• [Challenge]: Skip every picture and transcribe the remaining material exactly.

• [Stored data]:
--- begin ---

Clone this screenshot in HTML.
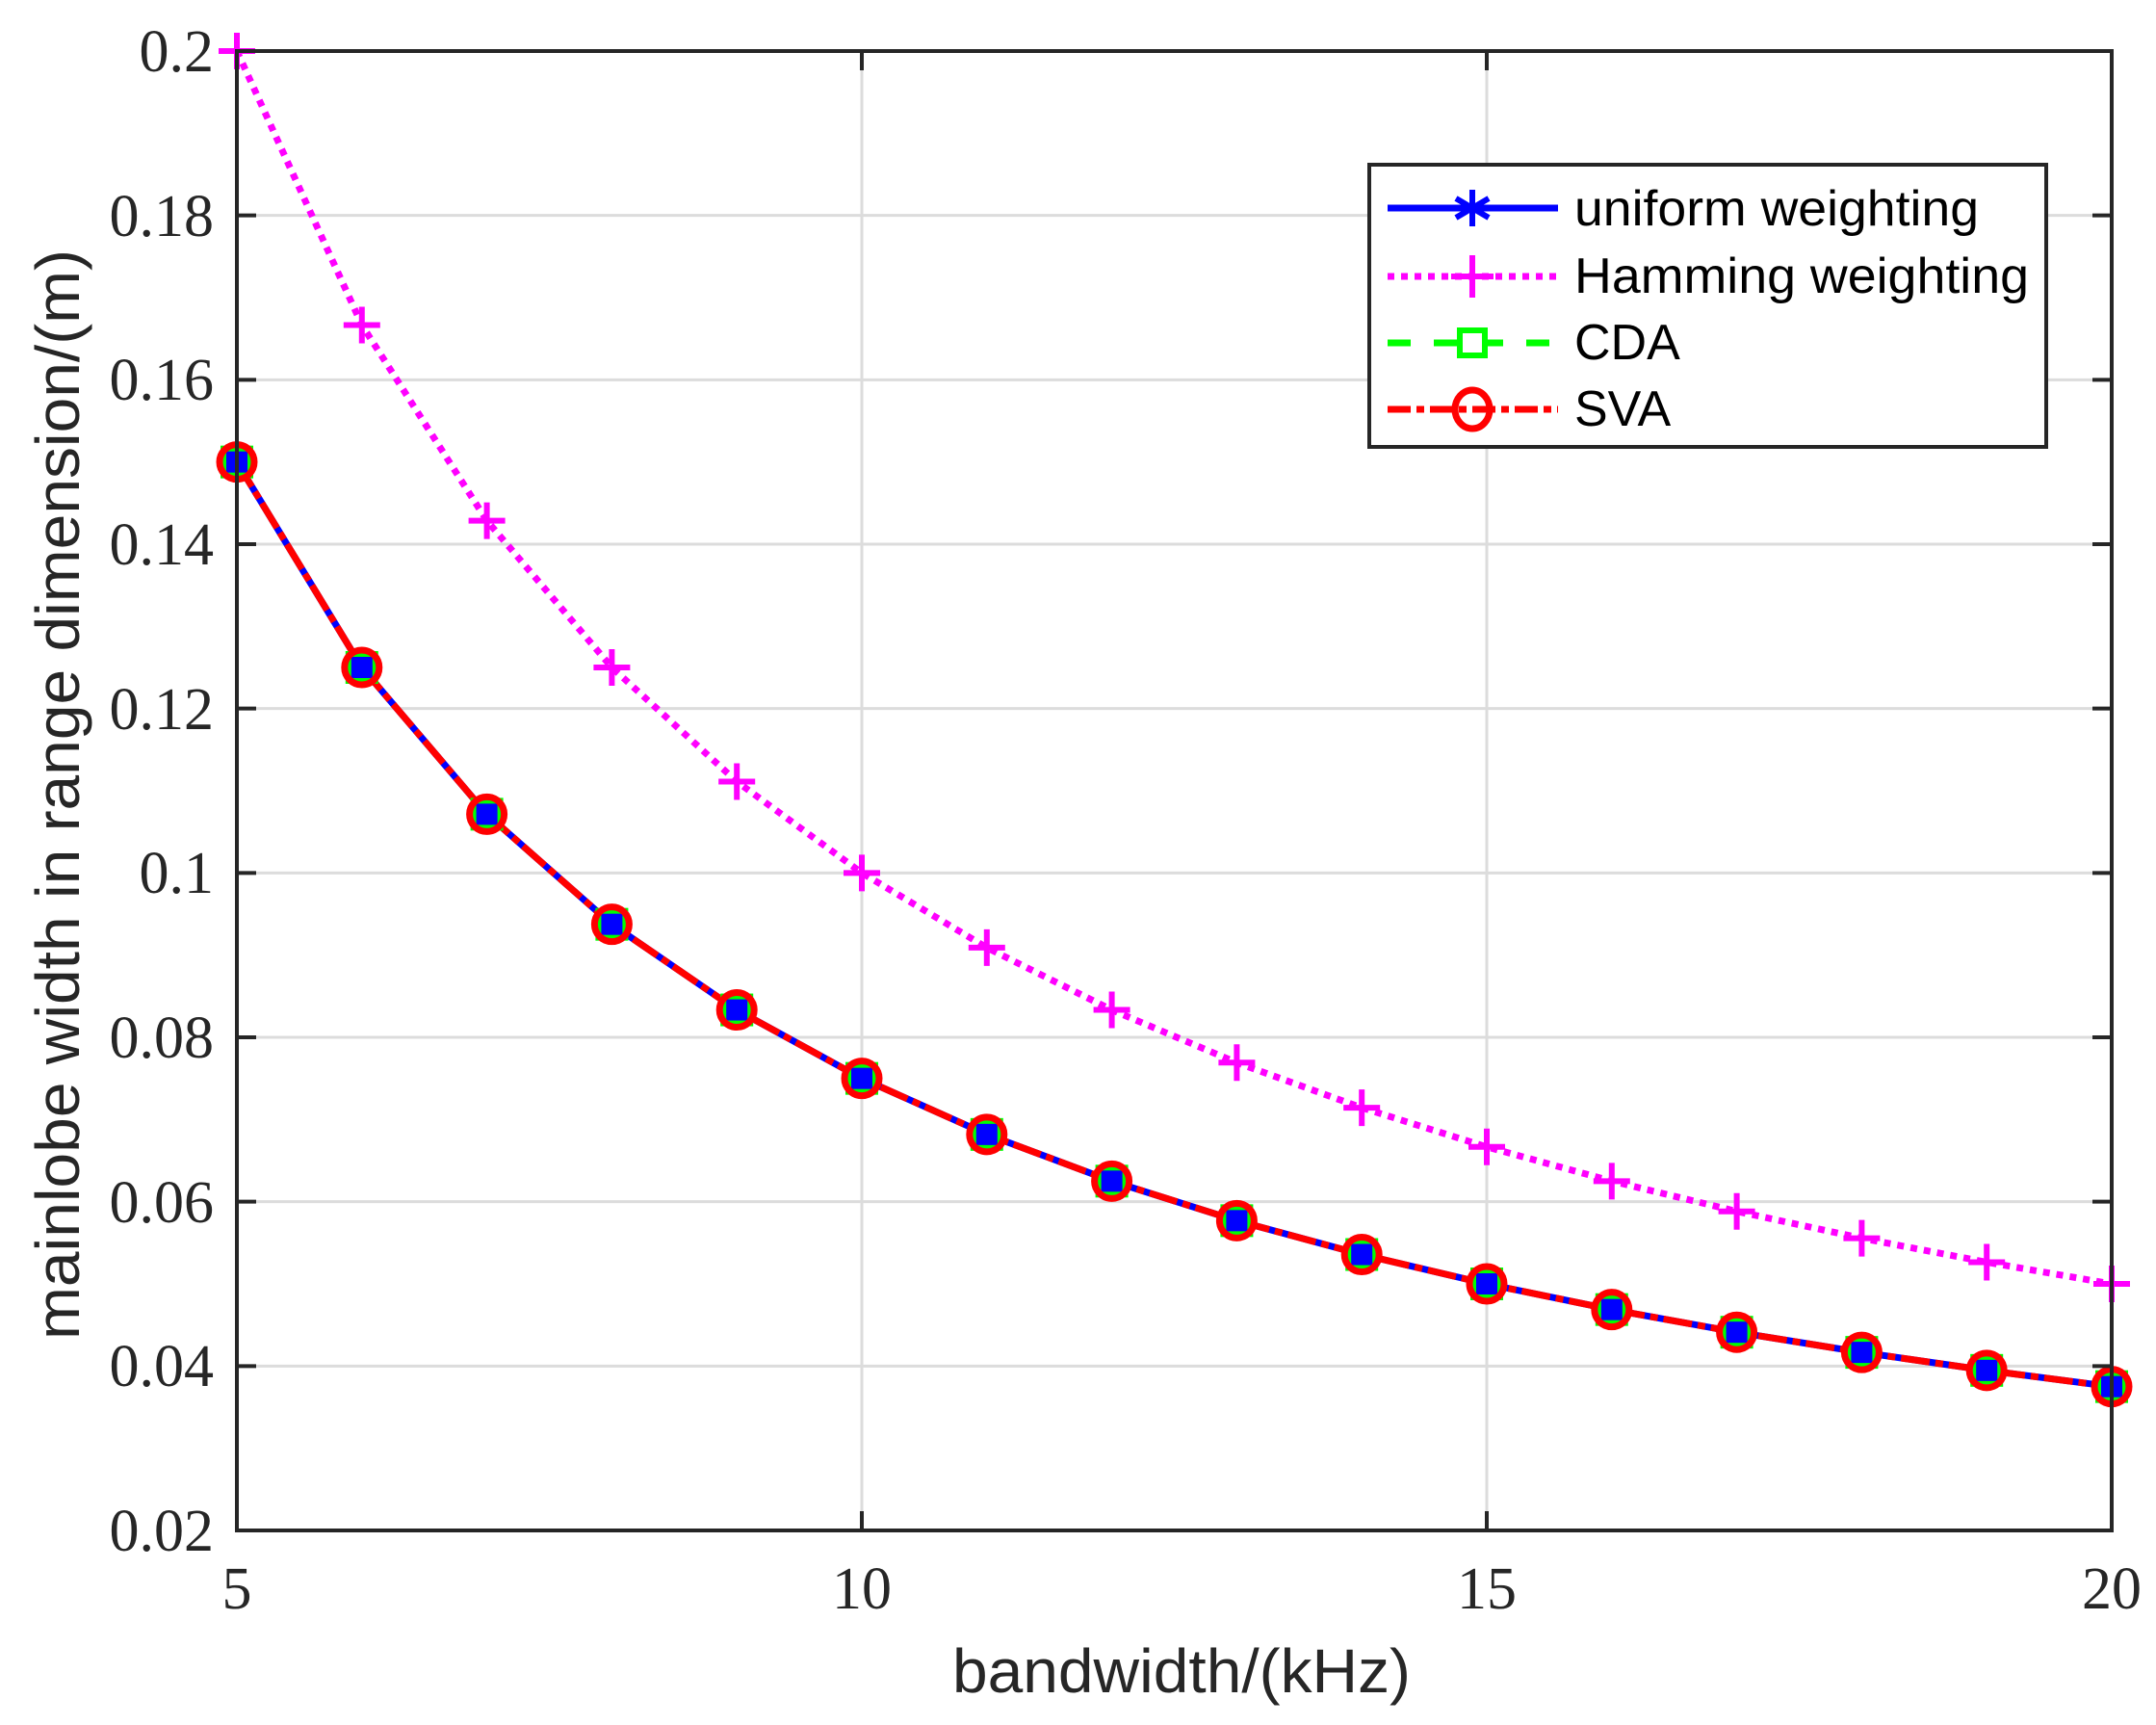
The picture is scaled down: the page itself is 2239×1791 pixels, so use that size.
<!DOCTYPE html>
<html><head><meta charset="utf-8"><style>html,body{margin:0;padding:0;background:#fff}svg{display:block}</style></head>
<body>
<svg id="s" width="2239" height="1791" viewBox="0 0 2239 1791" xmlns="http://www.w3.org/2000/svg">
<rect width="2239" height="1791" fill="#fff"/>
<g id="grid" stroke="#dcdcdc" stroke-width="3"></g>
<g id="data"></g>
<rect x="246" y="53" width="1947" height="1536" fill="none" stroke="#262626" stroke-width="4"/>
<g id="ticks" stroke="#262626" stroke-width="4"></g>
<g font-family="'Liberation Serif', serif" font-size="62" fill="#262626" text-anchor="end">
<text x="222" y="74">0.2</text>
<text x="222" y="245">0.18</text>
<text x="222" y="415">0.16</text>
<text x="222" y="586">0.14</text>
<text x="222" y="757">0.12</text>
<text x="222" y="927">0.1</text>
<text x="222" y="1098">0.08</text>
<text x="222" y="1269">0.06</text>
<text x="222" y="1439">0.04</text>
<text x="222" y="1610">0.02</text>
</g>
<g font-family="'Liberation Serif', serif" font-size="62" fill="#262626" text-anchor="middle">
<text x="246" y="1670">5</text>
<text x="895" y="1670">10</text>
<text x="1544" y="1670">15</text>
<text x="2193" y="1670">20</text>
</g>
<text x="1227" y="1757" font-family="'Liberation Sans', sans-serif" font-size="64" fill="#262626" text-anchor="middle" textLength="476" lengthAdjust="spacingAndGlyphs">bandwidth/(kHz)</text>
<text transform="translate(82,825) rotate(-90)" font-family="'Liberation Sans', sans-serif" font-size="64" fill="#262626" text-anchor="middle" textLength="1132" lengthAdjust="spacingAndGlyphs">mainlobe width in range dimension/(m)</text>
<rect x="1422" y="171" width="703" height="293" fill="#fff" stroke="#262626" stroke-width="4"/>
<g id="leg"></g>
<g font-family="'Liberation Sans', sans-serif" font-size="52" fill="#000">
<text x="1635" y="234" textLength="420" lengthAdjust="spacingAndGlyphs">uniform weighting</text>
<text x="1635" y="304" textLength="472" lengthAdjust="spacingAndGlyphs">Hamming weighting</text>
<text x="1635" y="373">CDA</text>
<text x="1635" y="442">SVA</text>
</g>
</svg>
<script>
const NS="http://www.w3.org/2000/svg";
function el(p,t,a){const e=document.createElementNS(NS,t);for(const k in a)e.setAttribute(k,a[k]);p.appendChild(e);return e;}
const X=b=>246+(b-5)*129.8, Y=v=>1589-(v-0.02)/0.18*1536;
const g=document.getElementById('grid'),tk=document.getElementById('ticks'),d=document.getElementById('data'),lg=document.getElementById('leg');
for(let i=1;i<=8;i++){const y=Y(0.02+i*0.02);el(g,'line',{x1:246,x2:2193,y1:y,y2:y});}
for(const b of [10,15]){el(g,'line',{x1:X(b),x2:X(b),y1:53,y2:1589});}
for(let i=0;i<=9;i++){const y=Y(0.02+i*0.02);el(tk,'line',{x1:246,x2:266,y1:y,y2:y});el(tk,'line',{x1:2173,x2:2193,y1:y,y2:y});}
for(const b of [5,10,15,20]){el(tk,'line',{x1:X(b),x2:X(b),y1:1589,y2:1569});el(tk,'line',{x1:X(b),x2:X(b),y1:53,y2:73});}
const B=[];for(let b=5;b<=20;b++)B.push(b);
const pts=f=>B.map(b=>X(b).toFixed(1)+','+Y(f(b)).toFixed(1)).join(' ');
el(d,'polyline',{points:pts(b=>1/b),fill:'none',stroke:'#ff00ff','stroke-width':7,'stroke-dasharray':'7 7'});
for(const b of B){const x=X(b),y=Y(1/b);el(d,'path',{d:`M${x-19},${y}H${x+19}M${x},${y-19}V${y+19}`,stroke:'#ff00ff','stroke-width':6});}
el(d,'polyline',{points:pts(b=>.75/b),fill:'none',stroke:'#0000ff','stroke-width':7});
el(d,'polyline',{points:pts(b=>.75/b),fill:'none',stroke:'#ff0000','stroke-width':7,'stroke-dasharray':'30 6 8 6'});
for(const b of B){const x=X(b),y=Y(.75/b);
el(d,'rect',{x:x-14,y:y-14,width:28,height:28,fill:'#0000ff',stroke:'#00ff00','stroke-width':6});
el(d,'circle',{cx:x,cy:y,r:18,fill:'none',stroke:'#ff0000','stroke-width':7});}
const rows=[216,287,356,425], o=-8;
el(lg,'line',{x1:1449+o,x2:1626+o,y1:rows[0],y2:rows[0],stroke:'#0000ff','stroke-width':7});
el(lg,'path',{d:`M${1537+o},${rows[0]-19}V${rows[0]+19}M${1520+o},${rows[0]-10}L${1554+o},${rows[0]+10}M${1520+o},${rows[0]+10}L${1554+o},${rows[0]-10}`,stroke:'#0000ff','stroke-width':6});
el(lg,'line',{x1:1449+o,x2:1626+o,y1:rows[1],y2:rows[1],stroke:'#ff00ff','stroke-width':7,'stroke-dasharray':'7 7'});
el(lg,'path',{d:`M${1515+o},${rows[1]}H${1559+o}M${1537+o},${rows[1]-22}V${rows[1]+22}`,stroke:'#ff00ff','stroke-width':6});
el(lg,'line',{x1:1449+o,x2:1626+o,y1:rows[2],y2:rows[2],stroke:'#00ff00','stroke-width':7,'stroke-dasharray':'24 24'});
el(lg,'rect',{x:1524+o,y:rows[2]-13,width:26,height:26,fill:'#fff',stroke:'#00ff00','stroke-width':6});
el(lg,'line',{x1:1449+o,x2:1626+o,y1:rows[3],y2:rows[3],stroke:'#ff0000','stroke-width':7,'stroke-dasharray':'24 6 8 6'});
el(lg,'ellipse',{cx:1537+o,cy:rows[3],rx:18,ry:20,fill:'none',stroke:'#ff0000','stroke-width':7});
</script>
</body></html>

--- end ---

• [Expected output]:
Clone this screenshot in HTML.
The picture is scaled down: the page itself is 2239×1791 pixels, so use that size.
<!DOCTYPE html>
<html><head><meta charset="utf-8"><style>html,body{margin:0;padding:0;background:#fff}svg{display:block}</style></head>
<body>
<svg id="s" width="2239" height="1791" viewBox="0 0 2239 1791" xmlns="http://www.w3.org/2000/svg">
<rect width="2239" height="1791" fill="#fff"/>
<g id="grid" stroke="#dcdcdc" stroke-width="3"></g>
<g id="data"></g>
<rect x="246" y="53" width="1947" height="1536" fill="none" stroke="#262626" stroke-width="4"/>
<g id="ticks" stroke="#262626" stroke-width="4"></g>
<g font-family="'Liberation Serif', serif" font-size="62" fill="#262626" text-anchor="end">
<text x="222" y="74">0.2</text>
<text x="222" y="245">0.18</text>
<text x="222" y="415">0.16</text>
<text x="222" y="586">0.14</text>
<text x="222" y="757">0.12</text>
<text x="222" y="927">0.1</text>
<text x="222" y="1098">0.08</text>
<text x="222" y="1269">0.06</text>
<text x="222" y="1439">0.04</text>
<text x="222" y="1610">0.02</text>
</g>
<g font-family="'Liberation Serif', serif" font-size="62" fill="#262626" text-anchor="middle">
<text x="246" y="1670">5</text>
<text x="895" y="1670">10</text>
<text x="1544" y="1670">15</text>
<text x="2193" y="1670">20</text>
</g>
<text x="1227" y="1757" font-family="'Liberation Sans', sans-serif" font-size="64" fill="#262626" text-anchor="middle" textLength="476" lengthAdjust="spacingAndGlyphs">bandwidth/(kHz)</text>
<text transform="translate(82,825) rotate(-90)" font-family="'Liberation Sans', sans-serif" font-size="64" fill="#262626" text-anchor="middle" textLength="1132" lengthAdjust="spacingAndGlyphs">mainlobe width in range dimension/(m)</text>
<rect x="1422" y="171" width="703" height="293" fill="#fff" stroke="#262626" stroke-width="4"/>
<g id="leg"></g>
<g font-family="'Liberation Sans', sans-serif" font-size="52" fill="#000">
<text x="1635" y="234" textLength="420" lengthAdjust="spacingAndGlyphs">uniform weighting</text>
<text x="1635" y="304" textLength="472" lengthAdjust="spacingAndGlyphs">Hamming weighting</text>
<text x="1635" y="373">CDA</text>
<text x="1635" y="442">SVA</text>
</g>
</svg>
<script>
const NS="http://www.w3.org/2000/svg";
function el(p,t,a){const e=document.createElementNS(NS,t);for(const k in a)e.setAttribute(k,a[k]);p.appendChild(e);return e;}
const X=b=>246+(b-5)*129.8, Y=v=>1589-(v-0.02)/0.18*1536;
const g=document.getElementById('grid'),tk=document.getElementById('ticks'),d=document.getElementById('data'),lg=document.getElementById('leg');
for(let i=1;i<=8;i++){const y=Y(0.02+i*0.02);el(g,'line',{x1:246,x2:2193,y1:y,y2:y});}
for(const b of [10,15]){el(g,'line',{x1:X(b),x2:X(b),y1:53,y2:1589});}
for(let i=0;i<=9;i++){const y=Y(0.02+i*0.02);el(tk,'line',{x1:246,x2:266,y1:y,y2:y});el(tk,'line',{x1:2173,x2:2193,y1:y,y2:y});}
for(const b of [5,10,15,20]){el(tk,'line',{x1:X(b),x2:X(b),y1:1589,y2:1569});el(tk,'line',{x1:X(b),x2:X(b),y1:53,y2:73});}
const B=[];for(let b=5;b<=20;b++)B.push(b);
const pts=f=>B.map(b=>X(b).toFixed(1)+','+Y(f(b)).toFixed(1)).join(' ');
el(d,'polyline',{points:pts(b=>1/b),fill:'none',stroke:'#ff00ff','stroke-width':7,'stroke-dasharray':'7 7'});
for(const b of B){const x=X(b),y=Y(1/b);el(d,'path',{d:`M${x-19},${y}H${x+19}M${x},${y-19}V${y+19}`,stroke:'#ff00ff','stroke-width':6});}
el(d,'polyline',{points:pts(b=>.75/b),fill:'none',stroke:'#0000ff','stroke-width':7});
el(d,'polyline',{points:pts(b=>.75/b),fill:'none',stroke:'#ff0000','stroke-width':7,'stroke-dasharray':'30 6 8 6'});
for(const b of B){const x=X(b),y=Y(.75/b);
el(d,'rect',{x:x-14,y:y-14,width:28,height:28,fill:'#0000ff',stroke:'#00ff00','stroke-width':6});
el(d,'circle',{cx:x,cy:y,r:18,fill:'none',stroke:'#ff0000','stroke-width':7});}
const rows=[216,287,356,425], o=-8;
el(lg,'line',{x1:1449+o,x2:1626+o,y1:rows[0],y2:rows[0],stroke:'#0000ff','stroke-width':7});
el(lg,'path',{d:`M${1537+o},${rows[0]-19}V${rows[0]+19}M${1520+o},${rows[0]-10}L${1554+o},${rows[0]+10}M${1520+o},${rows[0]+10}L${1554+o},${rows[0]-10}`,stroke:'#0000ff','stroke-width':6});
el(lg,'line',{x1:1449+o,x2:1626+o,y1:rows[1],y2:rows[1],stroke:'#ff00ff','stroke-width':7,'stroke-dasharray':'7 7'});
el(lg,'path',{d:`M${1515+o},${rows[1]}H${1559+o}M${1537+o},${rows[1]-22}V${rows[1]+22}`,stroke:'#ff00ff','stroke-width':6});
el(lg,'line',{x1:1449+o,x2:1626+o,y1:rows[2],y2:rows[2],stroke:'#00ff00','stroke-width':7,'stroke-dasharray':'24 24'});
el(lg,'rect',{x:1524+o,y:rows[2]-13,width:26,height:26,fill:'#fff',stroke:'#00ff00','stroke-width':6});
el(lg,'line',{x1:1449+o,x2:1626+o,y1:rows[3],y2:rows[3],stroke:'#ff0000','stroke-width':7,'stroke-dasharray':'24 6 8 6'});
el(lg,'ellipse',{cx:1537+o,cy:rows[3],rx:18,ry:20,fill:'none',stroke:'#ff0000','stroke-width':7});
</script>
</body></html>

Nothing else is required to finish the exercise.